4. O novo logotipo dos TACV é um dos grandes ruídos do momento. Entre a comunidade dos designers nacionais, virou paródia nacional. Não se fala de outra coisa.  O tema deu origem a memes e a um concurso sobre o logo mais ridículo, onde não faltam imaginação e criatividade dos jovens. Até comentários, alguns e tom jocoso, atestam esta escolha “singular”. De facto, coisas como essas deixa-nos com a impressão de que alguém anda a insultar a inteligência desse povo. Não se consegue descortinar nos dizeres a azul “Cabo Verde Airlines” sobre um fundo branco algo capaz de, como explicou a administração da companhia, ligar o logo às ideias de “natureza, casas, bandeira” ou à outros “elementos que refletem as ilhas do país” ou que “espelha os novos valores e missão da companhia” que se quer “única, autêntica e sofisticada” e que ainda mostre  que “a cultura cabo-verdiana que está na génese da Cabo Verde Airlines, de tal modo que será possível aos passageiros “sentir mais a cultura cabo-verdiana. Não percebo de design, mas de comunicação sim, pelo que se estarei perdendo capacidades de ler o subliminar, digam-me por favor.

5. Cinco milhões. Foi quanto o Fundo do Turismo ofereceu à organização dos Cabo Verde Music Awards. Bem, que fique bem claro: não somos contra os CVMA, não obstante se considerarmos que oito anos depois poderia estar bem melhor na sua organização e longe de polémicas em volta de categorias nomeados e escolhas de elementos para o Júri – não passou despercebido a escolha de Djô da Silva, quando se conhece da sua ligação à artista Elida Almeia, nomeada e vencedora em algumas categorias -, nem muito menos contra eventos culturais privados serem apoiados por fundos. Mas quando o dinheiro sai de fundos públicos, a coisa muda de figura. Torna-se legítimo querer saber dos fundamentos de uma tal medida. Em 2015, foi a indignação (quase) geral quando veio a público a noticia de que o Fundo do Ambiente teria financiado mais de uma centena de associações, alegadamente ligadas ao partido que governava o país na altura. Na altura, uma boa parte da sociedade cabo-verdiana se posicionou contra essa e outras alegadas ligações e financiamentos, que até hoje estão por provar. Agora, cabe-nos igualmente questionar sobre as razoes que levam o FT a oferecer tão substancial quantia a um evento que teve outros patrocinadores. Lendo o argumento da Cabo Verde Trade Invest, mais baralhados ficamos.
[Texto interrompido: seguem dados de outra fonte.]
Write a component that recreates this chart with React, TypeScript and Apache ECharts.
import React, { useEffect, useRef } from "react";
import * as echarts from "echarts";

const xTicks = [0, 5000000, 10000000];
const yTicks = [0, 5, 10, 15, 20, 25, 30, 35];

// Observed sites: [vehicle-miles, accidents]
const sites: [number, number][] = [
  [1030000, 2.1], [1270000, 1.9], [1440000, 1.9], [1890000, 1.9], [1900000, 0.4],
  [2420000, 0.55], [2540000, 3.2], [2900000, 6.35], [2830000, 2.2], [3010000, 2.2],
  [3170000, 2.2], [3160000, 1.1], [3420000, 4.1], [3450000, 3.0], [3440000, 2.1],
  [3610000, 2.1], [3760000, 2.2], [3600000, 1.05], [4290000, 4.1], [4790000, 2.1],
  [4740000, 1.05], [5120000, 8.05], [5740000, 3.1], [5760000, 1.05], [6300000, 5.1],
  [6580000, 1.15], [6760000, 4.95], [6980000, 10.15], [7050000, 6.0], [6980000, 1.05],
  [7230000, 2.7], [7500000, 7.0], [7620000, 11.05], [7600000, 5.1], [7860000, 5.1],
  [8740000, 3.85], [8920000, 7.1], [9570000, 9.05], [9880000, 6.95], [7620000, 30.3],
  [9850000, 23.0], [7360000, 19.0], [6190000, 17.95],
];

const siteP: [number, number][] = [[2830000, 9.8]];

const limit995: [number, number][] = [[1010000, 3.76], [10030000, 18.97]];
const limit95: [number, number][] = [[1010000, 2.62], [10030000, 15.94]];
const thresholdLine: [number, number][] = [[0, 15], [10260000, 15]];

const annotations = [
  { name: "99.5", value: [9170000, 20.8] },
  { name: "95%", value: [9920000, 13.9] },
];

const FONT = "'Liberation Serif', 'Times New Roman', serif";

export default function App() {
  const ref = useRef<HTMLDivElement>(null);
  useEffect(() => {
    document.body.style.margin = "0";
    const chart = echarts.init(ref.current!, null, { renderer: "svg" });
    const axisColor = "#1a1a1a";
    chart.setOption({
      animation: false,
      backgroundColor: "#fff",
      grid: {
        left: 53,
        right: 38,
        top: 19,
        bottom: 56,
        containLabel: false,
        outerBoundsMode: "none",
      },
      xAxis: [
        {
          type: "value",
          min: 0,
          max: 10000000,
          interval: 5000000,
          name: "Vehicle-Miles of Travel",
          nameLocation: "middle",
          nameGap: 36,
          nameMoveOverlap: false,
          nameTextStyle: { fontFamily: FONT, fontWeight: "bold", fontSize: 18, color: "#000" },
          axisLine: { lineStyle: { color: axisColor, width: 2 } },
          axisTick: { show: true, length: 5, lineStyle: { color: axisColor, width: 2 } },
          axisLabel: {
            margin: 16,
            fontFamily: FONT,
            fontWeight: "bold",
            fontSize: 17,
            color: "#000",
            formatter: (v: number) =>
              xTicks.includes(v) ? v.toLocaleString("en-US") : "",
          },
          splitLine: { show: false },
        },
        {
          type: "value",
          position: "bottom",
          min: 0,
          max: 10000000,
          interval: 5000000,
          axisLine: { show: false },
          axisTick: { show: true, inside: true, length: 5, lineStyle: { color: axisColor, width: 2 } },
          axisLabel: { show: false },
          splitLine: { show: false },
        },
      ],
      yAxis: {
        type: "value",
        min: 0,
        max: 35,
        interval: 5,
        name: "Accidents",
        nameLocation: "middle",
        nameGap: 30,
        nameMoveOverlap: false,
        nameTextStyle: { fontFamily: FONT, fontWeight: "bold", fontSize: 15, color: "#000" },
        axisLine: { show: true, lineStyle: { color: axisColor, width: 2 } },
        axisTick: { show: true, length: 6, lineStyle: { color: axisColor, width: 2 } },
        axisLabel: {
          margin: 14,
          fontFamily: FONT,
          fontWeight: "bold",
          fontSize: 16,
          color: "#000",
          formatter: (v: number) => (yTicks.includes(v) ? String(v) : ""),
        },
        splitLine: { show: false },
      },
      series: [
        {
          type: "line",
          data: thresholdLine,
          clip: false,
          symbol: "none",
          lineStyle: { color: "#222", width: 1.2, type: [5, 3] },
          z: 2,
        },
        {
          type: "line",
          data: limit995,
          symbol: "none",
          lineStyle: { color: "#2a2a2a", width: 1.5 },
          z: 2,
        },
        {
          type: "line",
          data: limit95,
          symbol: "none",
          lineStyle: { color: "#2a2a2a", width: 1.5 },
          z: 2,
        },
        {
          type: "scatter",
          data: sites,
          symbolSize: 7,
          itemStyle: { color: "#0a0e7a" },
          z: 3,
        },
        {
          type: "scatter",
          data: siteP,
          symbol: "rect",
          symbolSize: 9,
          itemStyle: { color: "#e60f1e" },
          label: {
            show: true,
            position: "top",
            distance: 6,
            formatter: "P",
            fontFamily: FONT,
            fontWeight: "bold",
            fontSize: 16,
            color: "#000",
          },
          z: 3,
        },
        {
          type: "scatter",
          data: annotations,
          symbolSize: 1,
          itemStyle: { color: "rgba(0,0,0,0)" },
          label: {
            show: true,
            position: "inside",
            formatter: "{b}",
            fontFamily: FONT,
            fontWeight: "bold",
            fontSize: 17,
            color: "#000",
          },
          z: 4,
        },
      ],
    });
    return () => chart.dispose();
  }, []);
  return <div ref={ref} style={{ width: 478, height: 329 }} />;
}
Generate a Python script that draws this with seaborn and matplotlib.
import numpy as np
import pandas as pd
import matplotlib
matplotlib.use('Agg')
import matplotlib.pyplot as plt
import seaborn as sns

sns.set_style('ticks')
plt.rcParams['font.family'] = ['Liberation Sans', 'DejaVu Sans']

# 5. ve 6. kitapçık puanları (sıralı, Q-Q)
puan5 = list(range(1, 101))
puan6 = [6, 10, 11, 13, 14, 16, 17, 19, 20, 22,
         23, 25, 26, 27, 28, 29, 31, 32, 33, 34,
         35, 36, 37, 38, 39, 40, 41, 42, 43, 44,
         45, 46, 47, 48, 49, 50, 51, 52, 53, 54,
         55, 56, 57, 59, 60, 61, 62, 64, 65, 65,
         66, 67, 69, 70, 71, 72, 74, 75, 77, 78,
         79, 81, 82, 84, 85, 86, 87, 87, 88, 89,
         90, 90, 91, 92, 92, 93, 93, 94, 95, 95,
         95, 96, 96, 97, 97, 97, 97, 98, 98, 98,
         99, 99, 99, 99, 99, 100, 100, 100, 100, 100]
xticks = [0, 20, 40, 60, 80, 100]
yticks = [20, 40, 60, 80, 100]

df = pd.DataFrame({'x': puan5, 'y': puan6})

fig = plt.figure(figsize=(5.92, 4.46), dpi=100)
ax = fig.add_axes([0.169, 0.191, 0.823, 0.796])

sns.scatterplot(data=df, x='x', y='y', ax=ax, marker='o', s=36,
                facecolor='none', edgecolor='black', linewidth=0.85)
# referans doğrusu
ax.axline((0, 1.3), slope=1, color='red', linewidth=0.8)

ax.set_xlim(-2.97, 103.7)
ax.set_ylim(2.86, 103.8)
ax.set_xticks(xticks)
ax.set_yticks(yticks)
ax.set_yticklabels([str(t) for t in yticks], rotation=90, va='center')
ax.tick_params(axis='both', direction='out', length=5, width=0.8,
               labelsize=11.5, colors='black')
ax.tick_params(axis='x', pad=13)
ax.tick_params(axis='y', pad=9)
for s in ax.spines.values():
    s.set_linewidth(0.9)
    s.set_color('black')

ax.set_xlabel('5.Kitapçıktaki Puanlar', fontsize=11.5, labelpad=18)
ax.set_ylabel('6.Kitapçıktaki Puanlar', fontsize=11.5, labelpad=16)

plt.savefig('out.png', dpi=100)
É que se o presidente da Camara Municipal do Sal diz que vem empregando os fundos do FT para requalificação das cidades, eliminação de barracas, reabilitação de postos de saúde, ou seja, projetos em benefício das comunidades e do turismo, como aceitar fundamentos como que os CVMA contribuem para “a promoção da imagem do país”, promovem o destino cabo Verde juntos a operadores turísticos estrangeiros e geram mais investimentos nesse setor? Que retorno é esse que a partida não se consegue enxergar? Expliquem-nos e acabem com os ruídos.